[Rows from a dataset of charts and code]

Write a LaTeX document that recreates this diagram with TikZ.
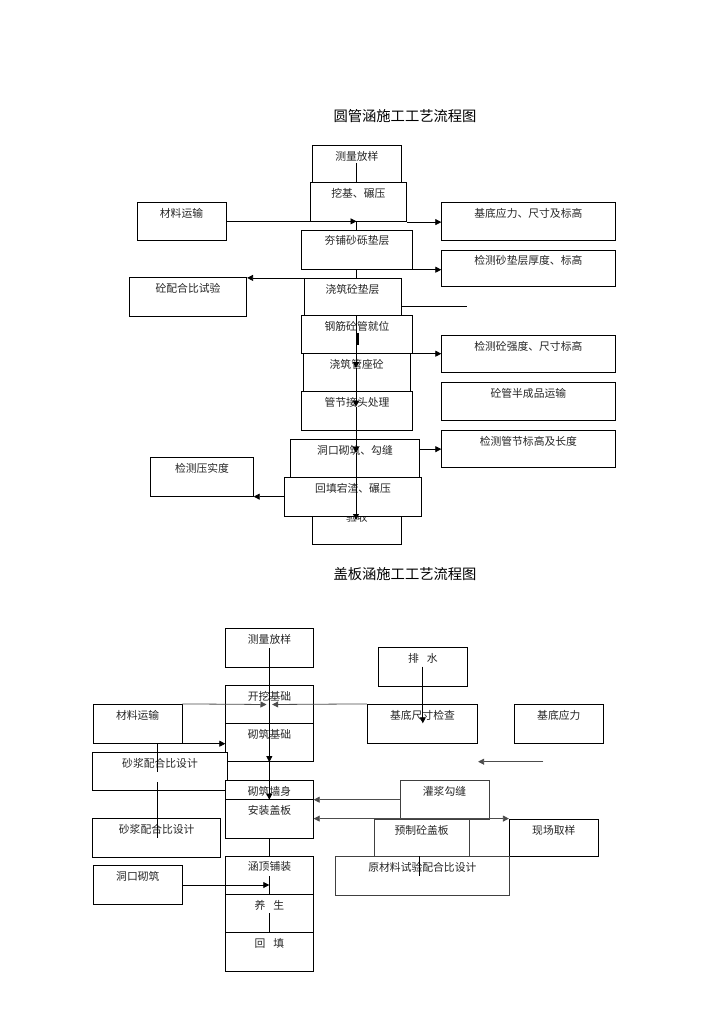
\documentclass[tikz,border=0pt]{standalone}
\usepackage{fontspec}
\newfontfamily\cjk{Noto Sans CJK SC}
\usetikzlibrary{arrows.meta,fit}
\newcommand\bx[7][box]{%
  \node[#1,fit={(#3,#4) (#5,#6)}] (#2) {};
  \node[txt] (#2-t) at ([yshift=-11.3pt]#2.north) {#7};}
\begin{document}
\begin{tikzpicture}[x=1pt,y=-1pt,
  box/.style={draw=black,fill=white,line width=0.8pt,inner sep=0pt},
  gbox/.style={box,draw=black!75},
  txt/.style={font=\cjk\fontsize{10.8}{12}\selectfont,inner sep=0pt,text=black!85},
  ttl/.style={font=\cjk\fontsize{14.3}{16}\selectfont,inner sep=0pt},
  ln/.style={line width=0.8pt},
  gln/.style={ln,draw=black!70},
  arr/.style={ln,-{Triangle[length=6pt,width=6pt]}},
  garr/.style={gln,-{Triangle[length=6pt,width=6pt]}},
  garrb/.style={gln,{Triangle[length=6pt,width=6pt]}-{Triangle[length=6pt,width=6pt]}}]
\useasboundingbox[fill=white] (0,0) rectangle (724,1024);

% ---------------- top chart ----------------
\node[ttl] (T1) at (405,116) {圆管涵施工工艺流程图};
\bx{A}{312.7}{145}{401}{182.3}{测量放样}
\bx{B}{310}{182.3}{406.7}{221.7}{挖基、碾压}
\bx{C}{137}{202.7}{226}{240}{材料运输}
\bx{D}{441.7}{202.7}{615}{240}{基底应力、尺寸及标高}
\bx{E}{301.7}{230}{412.3}{269.3}{夯铺砂砾垫层}
\bx{F}{441.7}{250}{615}{286.7}{检测砂垫层厚度、标高}
\bx{G}{304}{278.3}{401}{316}{浇筑砼垫层}
\bx{H}{129.3}{277.7}{246.7}{316}{砼配合比试验}
\bx{I}{301.7}{315.7}{412.3}{353.3}{钢筋砼管就位}
\bx{J}{303.3}{353.3}{410}{391.7}{浇筑管座砼}
\bx{K}{441.7}{335}{615}{372.7}{检测砼强度、尺寸标高}
\bx{L}{301.7}{391.7}{412.3}{430}{管节接头处理}
\bx{M}{441.7}{382.7}{615}{420}{砼管半成品运输}
\bx{N}{441.7}{430}{615}{467.7}{检测管节标高及长度}
\bx{O}{290.7}{439}{419.3}{477.3}{洞口砌筑、勾缝}
\bx{P}{150.7}{457.7}{253.3}{496.7}{检测压实度}
\bx{R}{312.7}{506.7}{401}{544}{验收}
\bx{Q}{284.3}{477.3}{421.7}{516}{回填宕渣、碾压}

\coordinate (Aln) at (356.5,163);
\coordinate (Gend) at (466.7,306);
\coordinate (t1) at (356,368);
\coordinate (t2) at (356,406.7);
\coordinate (t3) at (356,453);
\coordinate (t4) at (356,520);
\coordinate (o1) at ([yshift=9pt]O.east);
\coordinate (bar1) at (358,333.3);
\coordinate (bar2) at (358,345);

\draw[ln] (Aln) -- (Aln |- B.north);
\draw[arr] (C.east) -- (Aln |- C.east);
\draw[arr] (B.south east) -- (B.south east -| D.west);
\draw[ln] (Aln |- B.south) -- (Aln |- E.north);
\draw[arr] (E.south east) -- (E.south east -| F.west);
\draw[ln] (Aln |- E.south) -- (Aln |- G.north);
\draw[arr] (G.north west) -- (G.north west -| H.east);
\draw[ln] (Gend -| G.east) -- (Gend);
\draw[arr] (t1 |- G.south) -- (t1);
\draw[arr] (t1) -- (t2);
\draw[arr] (t2) -- (t3);
\draw[arr] (t3) -- (t4);
\draw[line width=1.3pt] (bar1) -- (bar2);
\draw[arr] (I.south east) -- (I.south east -| K.west);
\draw[arr] (o1) -- (o1 -| N.west);
\draw[arr] (Q.west) -- (Q.west -| P.east);

% ---------------- bottom chart ----------------
\node[ttl] (T2) at (405,574.3) {盖板涵施工工艺流程图};
\bx{a}{225.7}{628.3}{313.3}{667.3}{测量放样}
\bx{b}{378.3}{647.3}{467.3}{686}{排\hspace{8pt}水}
\bx{c}{225.7}{685.7}{313.3}{723.3}{开挖基础}
\bx{d}{93.3}{704.3}{182}{743.3}{材料运输}
\bx{e}{367.3}{704.3}{477.7}{743.3}{基底尺寸检查}
\bx{f}{514.3}{704.3}{603.3}{743.3}{基底应力}
\bx{g}{225.7}{723.3}{313.3}{761.7}{砌筑基础}
\bx{h}{92.7}{752.3}{227.3}{790.7}{砂浆配合比设计}
\bx{i}{225.7}{780.7}{313.3}{799.3}{砌筑墙身}
\bx{j}{225.7}{799.3}{313.3}{838.3}{安装盖板}
\bx[gbox]{k}{400}{780.7}{489}{819}{灌浆勾缝}
\bx{l}{92.7}{818.3}{220.7}{857.3}{砂浆配合比设计}
\bx[gbox]{m}{374}{819}{469.3}{856.7}{预制砼盖板}
\bx{n}{509.3}{819}{598.3}{856.7}{现场取样}
\bx{o}{225.7}{856}{313.3}{894.3}{涵顶铺装}
\bx[gbox]{p}{335.7}{856.7}{509}{895}{原材料试验配合比设计}
\bx{q}{93.3}{865.7}{182.3}{904.3}{洞口砌筑}
\bx{r}{225.7}{894.3}{313.3}{932.3}{养\hspace{8pt}生}
\bx{s}{225.7}{932.3}{313.3}{971}{回\hspace{8pt}填}

\coordinate (aln) at (269.3,648.3);
\coordinate (tipL) at (266.5,704.5);
\coordinate (tipR) at (272.2,704.5);
\coordinate (dv1) at (157.3,771.5);
\coordinate (dv2) at (157.3,782);
\coordinate (dv3) at (157.3,838.3);
\coordinate (etip) at (422.8,723.3);
\coordinate (fl1) at (543.3,761.7);
\coordinate (oin) at (269.3,876);
\coordinate (rin) at (269.3,913.3);
\coordinate (pin) at (419,876);

\draw[arr] (aln) -- (aln |- g.south);
\draw[arr] (aln |- g.south) -- (aln |- i.south);
\draw[garr] (d.north east) -- (tipL);
\draw[garr] (e.north west) -- (tipR);
\draw[arr] (d.south east) -- (d.south east -| g.west);
\draw[ln] (dv1 |- d.south) -- (dv1);
\draw[ln] (dv2) -- (dv3);
\draw[arr] (b.center) -- (etip);
\draw[garr] (fl1) -- (fl1 -| e.east);
\draw[garr] (k.west |- i.south) -- (i.south east);
\draw[garrb] (j.east |- m.north) -- (m.north -| n.west);
\draw[ln] (j.south) -- (o.north);
\draw[arr] (q.east) -- (q.east -| aln);
\draw[ln] (oin) -- (oin |- o.south);
\draw[ln] (rin) -- (rin |- r.south);
\draw[ln] (pin |- p.north) -- (pin);
\end{tikzpicture}
\end{document}
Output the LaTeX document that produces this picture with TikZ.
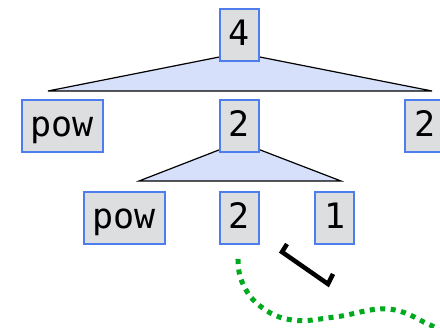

§ Given problem
Write out again exactly the lines from the start of the data above through the line containing "(0,0) rectangle (724,1024);", inclusive, excluding any pictures.

§ Solution to this problem
Write a LaTeX document that recreates this diagram with TikZ.
\documentclass[tikz,border=0pt]{standalone}
\usepackage{fontspec}
\newfontfamily\cjk{Noto Sans CJK SC}
\usetikzlibrary{arrows.meta,fit}
\newcommand\bx[7][box]{%
  \node[#1,fit={(#3,#4) (#5,#6)}] (#2) {};
  \node[txt] (#2-t) at ([yshift=-11.3pt]#2.north) {#7};}
\begin{document}
\begin{tikzpicture}[x=1pt,y=-1pt,
  box/.style={draw=black,fill=white,line width=0.8pt,inner sep=0pt},
  gbox/.style={box,draw=black!75},
  txt/.style={font=\cjk\fontsize{10.8}{12}\selectfont,inner sep=0pt,text=black!85},
  ttl/.style={font=\cjk\fontsize{14.3}{16}\selectfont,inner sep=0pt},
  ln/.style={line width=0.8pt},
  gln/.style={ln,draw=black!70},
  arr/.style={ln,-{Triangle[length=6pt,width=6pt]}},
  garr/.style={gln,-{Triangle[length=6pt,width=6pt]}},
  garrb/.style={gln,{Triangle[length=6pt,width=6pt]}-{Triangle[length=6pt,width=6pt]}}]
\useasboundingbox[fill=white] (0,0) rectangle (724,1024);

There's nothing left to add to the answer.